Samedi 14 (4ème jour de festival)

Par Sandra.m

Jours et nuits se confondent, fiction et réalité se mêlent, la frontière les séparant étant de plus en plus étanche et le festival se poursuit à une cadence effrénée (d'où le retard dans mes commentaires): profusion enivrante de films (entre la sélection officielle et les sélections parallèles), de soirées , de bruit, de rumeurs, d'instants insolites. La compétition suit son cours, aucun film n'a encore néanmoins suscité un enthousiasme débordant. Peut-être avec "Caché " d'Haneke qui , à défaut d'enthousiasme, avait drainé un parfum de scandale avec "le temps des loups"...loin de mériter autant de (dés)honneur pourtant. J'attends donc avec beaucoup d'impatience "Caché". A raison. Haneke y sonde l'intériorité tourmentée des êtres avec une justesse presque dérangeante. Dès le premier plan sur lequel défile le générique, le spectateur est hypnotisé, intrigué, happé par cet univers dans lequel évoluent des personnages ciselés, jamais manichéens au premier rang desquels Georges (Daniel Auteuil, encore une fois magistral) en égoïste victime d'un bien étrange chantage provoquant tantôt notre empathie, tantôt notre mépris. Les longs plans fixes accroissent le malaise grandissant des personnages et le nôtre et l'obscurité, réminiscence de celle du "temps de loups", reflète celle dans laquelle les personnages se trouvent plongés. Le montage est brillamment énigmatique ou à l'invers didactique et l'intrigue (que je vous laisse découvrir) est captivante pour peu qu'on accepte de se laisser envoûter par l'atmosphère créée par Haneke. Un flm qui mériterait de figurer au palmarès (prix de la mise en scène?) même si Haneke a déjà eu les honneurs du festival de Cannes (d'ailleurs à l'exemple de nombreux réalisateurs en compétition cette année).

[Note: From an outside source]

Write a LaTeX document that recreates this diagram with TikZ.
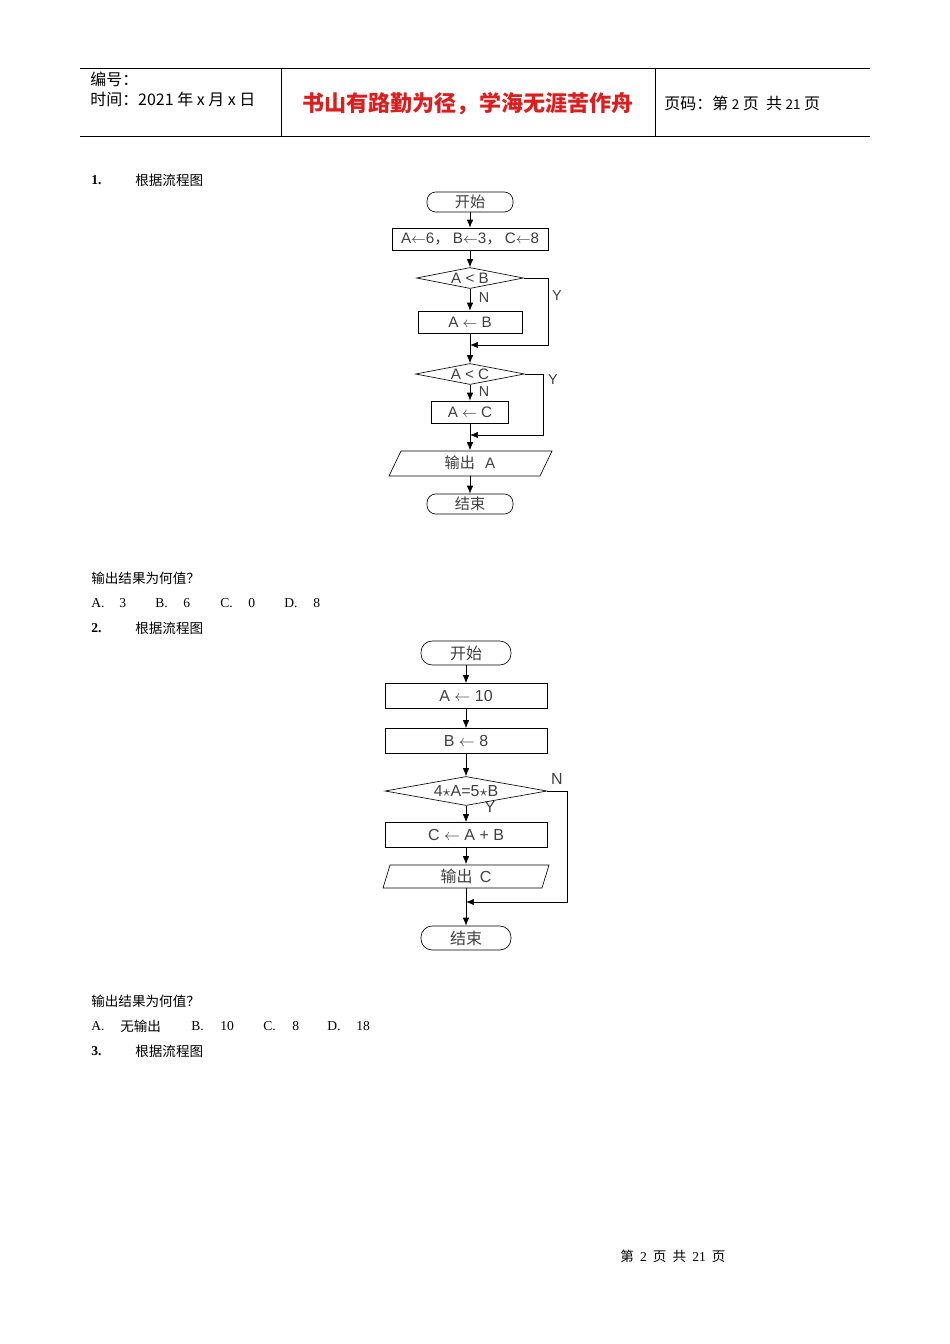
\documentclass[tikz,border=0pt]{standalone}
\usepackage{fontspec}
\setmainfont{Liberation Serif}
\newfontfamily\cjk{Noto Sans CJK SC}
\newfontfamily\sanf{Liberation Sans}
\usetikzlibrary{shapes.geometric,arrows.meta}
\def\u{0.626pt}
\begin{document}
\begin{tikzpicture}[x=0.626pt,y=-0.626pt,
  fc/.style={font=\cjk\fontsize{9.5}{10}\selectfont,inner sep=0,text=black!75},
  term/.style={fc,draw,rounded corners=5.5pt,minimum height=20*\u},
  proc/.style={fc,draw,rectangle,minimum height=22*\u},
  dec/.style={fc,draw,diamond,aspect=5,minimum height=21*\u},
  io/.style={fc},
  arr/.style={-{Latex[length=5pt,width=4pt]},thin},
  body/.style={font=\cjk\fontsize{8.5}{10}\selectfont,anchor=west,inner sep=0},
  opt/.style={font=\fontsize{8.5}{10}\selectfont,anchor=west,inner sep=0},
  lbl/.style={font=\sanf\fontsize{9}{10}\selectfont,inner sep=0,text=black!75}]
\useasboundingbox (0,0) rectangle (950,1344);
\fill[white] (0,0) rectangle (950,1344);
% header
\draw[thin] (80,68) -- (870,68) (80,136) -- (870,136) (281,68) -- (281,136) (655,68) -- (655,136);
\node[body,font=\cjk\fontsize{10}{12}\selectfont] (h1) at (90,79) {编号：};
\node[body,font=\cjk\fontsize{10}{12}\selectfont] (h2) at (90,99) {时间：2021 年 x 月 x 日};
\node[inner sep=0,font=\cjk\bfseries\fontsize{13.8}{15}\selectfont,text={rgb,255:red,220;green,30;blue,30}] (h3) at (468,104) {书山有路勤为径，学海无涯苦作舟};
\node[body,font=\cjk\fontsize{10}{12}\selectfont] (h4) at (664,103) {页码：第 {\fontsize{8.5}{10}\selectfont 2} 页\ \ 共 {\fontsize{8.5}{10}\selectfont 21} 页};
% question 1
\node[opt,font=\bfseries\fontsize{8.5}{10}\selectfont] (q1) at (91,180) {1.};
\node[body] (q1t) at (135,180) {根据流程图};
\node[term,minimum width=86*\u] (s1) at (470,202) {开始};
\node[proc,minimum width=156*\u] (b1) at (470,239) {{\sanf A}$\leftarrow${\sanf 6}，\ {\sanf B}$\leftarrow${\sanf 3}，\ {\sanf C}$\leftarrow${\sanf 8}};
\node[dec,minimum width=107*\u,font=\sanf\fontsize{9.5}{10}\selectfont] (d1) at (470,278) {A < B};
\node[proc,minimum width=104*\u,font=\sanf\fontsize{9.5}{10}\selectfont] (b2) at (470,322) {A $\leftarrow$ B};
\coordinate (j1) at (470,345);
\node[dec,minimum width=109*\u,font=\sanf\fontsize{9.5}{10}\selectfont] (d2) at (470,374) {A < C};
\node[proc,minimum width=77*\u,font=\sanf\fontsize{9.5}{10}\selectfont] (b3) at (470,412) {A $\leftarrow$ C};
\coordinate (j2) at (470,435);
\draw (389,476) -- (401,451) -- (552,451) -- (540,476) -- cycle;
\node[io,minimum width=140*\u,minimum height=25*\u] (o1) at (470,463) {输出\ \ \ {\sanf A}};
\node[term,minimum width=86*\u] (e1) at (470,504) {结束};
\draw[arr] (s1) -- (b1);
\draw[arr] (b1) -- (d1);
\draw[arr] (d1) -- (b2);
\draw (b2) -- (j1);
\draw[arr] (d1.east) -- (548,278) |- (j1);
\draw[arr] (j1) -- (d2);
\draw[arr] (d2) -- (b3);
\draw (b3) -- (j2);
\draw[arr] (d2.east) -- (543,374) |- (j2);
\draw[arr] (j2) -- (o1.north);
\draw[arr] (o1.south) -- (e1);
\node[lbl] (n1) at (484,298) {N};
\node[lbl] (y1) at (557,296) {Y};
\node[lbl] (n2) at (484,392) {N};
\node[lbl] (y2) at (553,380) {Y};
\node[body] (r1) at (91,578) {输出结果为何值？};
\node[opt] (a1) at (91,603) {A.};
\node[opt] (a1v) at (119,603) {3};
\node[opt] (b1o) at (155,603) {B.};
\node[opt] (b1v) at (183,603) {6};
\node[opt] (c1o) at (220,603) {C.};
\node[opt] (c1v) at (248,603) {0};
\node[opt] (d1o) at (284,603) {D.};
\node[opt] (d1v) at (313,603) {8};
% question 2
\node[opt,font=\bfseries\fontsize{8.5}{10}\selectfont] (q2) at (91,628) {2.};
\node[body] (q2t) at (135,628) {根据流程图};
\node[term,minimum width=90*\u,minimum height=24*\u,rounded corners=7pt,font=\cjk\fontsize{10}{11}\selectfont] (s2) at (466,653) {开始};
\node[proc,minimum width=162*\u,minimum height=25*\u,font=\sanf\fontsize{10}{11}\selectfont] (p1) at (466,696) {A $\leftarrow$ 10};
\node[proc,minimum width=162*\u,minimum height=25*\u,font=\sanf\fontsize{10}{11}\selectfont] (p2) at (466,741) {B $\leftarrow$ 8};
\node[dec,minimum width=162*\u,minimum height=29*\u,aspect=5.6,font=\sanf\fontsize{10}{11}\selectfont] (d3) at (466,791) {4$\star$A=5$\star$B};
\node[proc,minimum width=162*\u,minimum height=25*\u,font=\sanf\fontsize{10}{11}\selectfont] (p3) at (466,835) {C $\leftarrow$ A + B};
\draw (383,888) -- (390,865) -- (549,865) -- (542,888) -- cycle;
\node[io,minimum width=150*\u,minimum height=23*\u,font=\cjk\fontsize{10}{11}\selectfont] (o2) at (466,876) {输出\ \ {\sanf C}};
\coordinate (j3) at (466,902);
\node[term,minimum width=90*\u,minimum height=24*\u,rounded corners=7pt,font=\cjk\fontsize{10}{11}\selectfont] (e2) at (466,938) {结束};
\draw[arr] (s2) -- (p1);
\draw[arr] (p1) -- (p2);
\draw[arr] (p2) -- (d3);
\draw[arr] (d3) -- (p3);
\draw[arr] (p3) -- (o2.north);
\draw (o2.south) -- (j3);
\draw[arr] (d3.east) -- (567,791) |- (j3);
\draw[arr] (j3) -- (e2);
\node[lbl,font=\sanf\fontsize{10}{11}\selectfont] (n3) at (557,779) {N};
\node[lbl,font=\sanf\fontsize{10}{11}\selectfont] (y3) at (490,807) {Y};
\node[body] (r2) at (91,1001) {输出结果为何值？};
\node[opt] (a2) at (91,1026) {A.};
\node[body] (a2v) at (120,1026) {无输出};
\node[opt] (b2o) at (191,1026) {B.};
\node[opt] (b2v) at (220,1026) {10};
\node[opt] (c2o) at (263,1026) {C.};
\node[opt] (c2v) at (292,1026) {8};
\node[opt] (d2o) at (327,1026) {D.};
\node[opt] (d2v) at (356,1026) {18};
\node[opt,font=\bfseries\fontsize{8.5}{10}\selectfont] (q3) at (91,1051) {3.};
\node[body] (q3t) at (135,1051) {根据流程图};
\node[inner sep=0,font=\cjk\fontsize{8.5}{10}\selectfont] (ft) at (673,1256) {第\ \ {\rmfamily 2}\ \ 页\ \ 共\ \ {\rmfamily 21}\ \ 页};
\end{tikzpicture}
\end{document}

A l'issue de la projection, lorsque la lumière se rallume et lorsqu'aux images du film sur l'écran se substituent celles de la salle et de l'équipe du film , et avec elle Annie Girardot apparaît chancelante, visiblement très émue, comme un vibrant écho à son émotion des Césars pour avoir été ainsi saluée après avoir été délaissée par le cinéma. Peut-être elle aussi songe-t-elle à cet instant et aux promesses qui y ont succédé et qui n'ont visiblement pas été tenues? Les applaudissement habituels retentissent, pas plus longtemps que d'habitude, comme si depuis le début du festival une sorte de léthargie s'était emparée du public...Le silence. Puis le visage d'Annie Girardot quittant la salle apparaît de nouveau sur l'écran. Les applaudissements retentissent à nouveau. Un frisson parcourt la salle.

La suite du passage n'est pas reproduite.